++++ Material provided
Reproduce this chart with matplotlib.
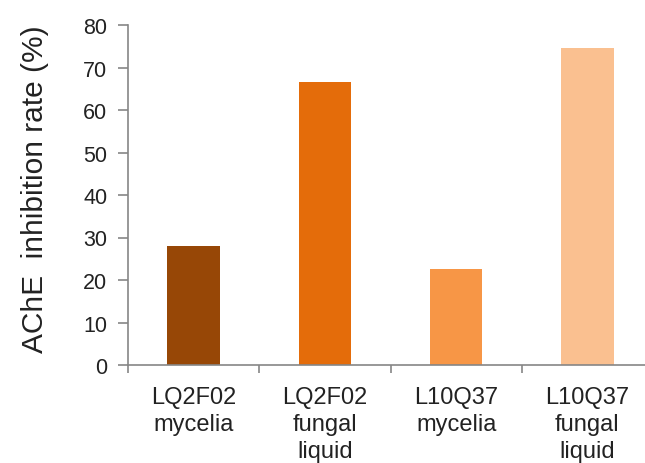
import numpy as np
import matplotlib
matplotlib.use("Agg")
import matplotlib.pyplot as plt

plt.rcParams['font.family'] = ['Liberation Sans', 'DejaVu Sans']

# data
labels = ['LQ2F02\nmycelia', 'LQ2F02\nfungal\nliquid', 'L10Q37\nmycelia', 'L10Q37\nfungal\nliquid']
values = [28.0, 66.7, 22.5, 74.7]
colors = ['#974706', '#E46C0A', '#F79646', '#FAC090']
yticks = [0, 10, 20, 30, 40, 50, 60, 70, 80]

fig = plt.figure(figsize=(6.45, 4.64), dpi=100)
ax = fig.add_axes([128/645, 1-366/464, 525/645, 340/464])

x = np.arange(len(values))
ax.bar(x, values, width=0.40, color=colors)

ax.set_xlim(-0.5, len(values)-0.5)
ax.set_ylim(0, 80)
ax.set_yticks(yticks)
ax.set_yticklabels([str(v) for v in yticks], fontsize=15.5, color='#222222')

# category labels centred, tick marks at category boundaries
ax.set_xticks(x)
ax.set_xticklabels(labels, fontsize=17, color='#222222', linespacing=1.3)
ax.tick_params(axis='x', which='major', length=0, pad=15)
ax.set_xticks(np.arange(-0.5, len(values), 1.0), minor=True)
ax.tick_params(axis='x', which='minor', length=6, color='#868686', width=1.2, direction='out')
ax.tick_params(axis='y', length=7, color='#868686', width=1.2, direction='out', pad=8)

for s in ['top', 'right']:
    ax.spines[s].set_visible(False)
for s in ['left', 'bottom']:
    ax.spines[s].set_color('#868686')
    ax.spines[s].set_linewidth(1.2)

ax.set_ylabel('AChE  inhibition rate (%)', fontsize=21.5, color='#222222')
ax.yaxis.set_label_coords(-0.150, 0.52)

fig.savefig('out.png', dpi=100)
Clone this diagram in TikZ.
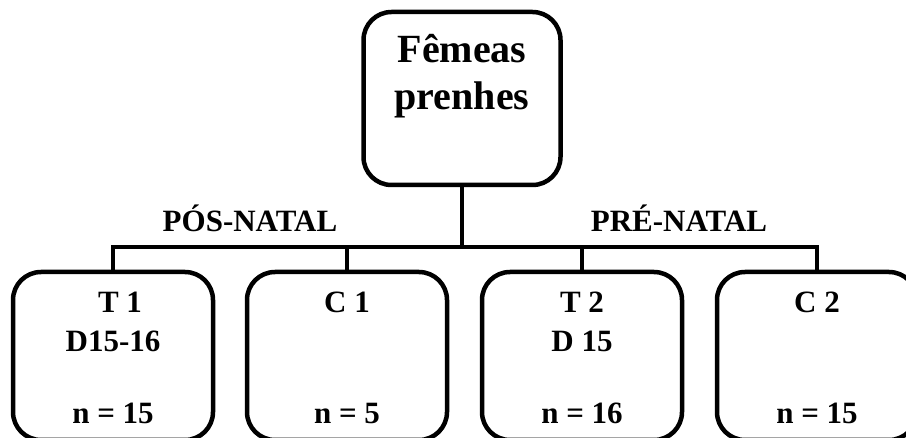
++++++++
▶ **Directive**: Copy only the part of the records that runs from the first line to the line with "plt.rcParams['font.family'] = ['Liberation", ends included, leaving pictures out.

▶ **Solution to the problem**:
Reproduce this chart with matplotlib.
import numpy as np
import matplotlib
matplotlib.use("Agg")
import matplotlib.pyplot as plt

plt.rcParams['font.family'] = ['Liberation Sans', 'DejaVu Sans']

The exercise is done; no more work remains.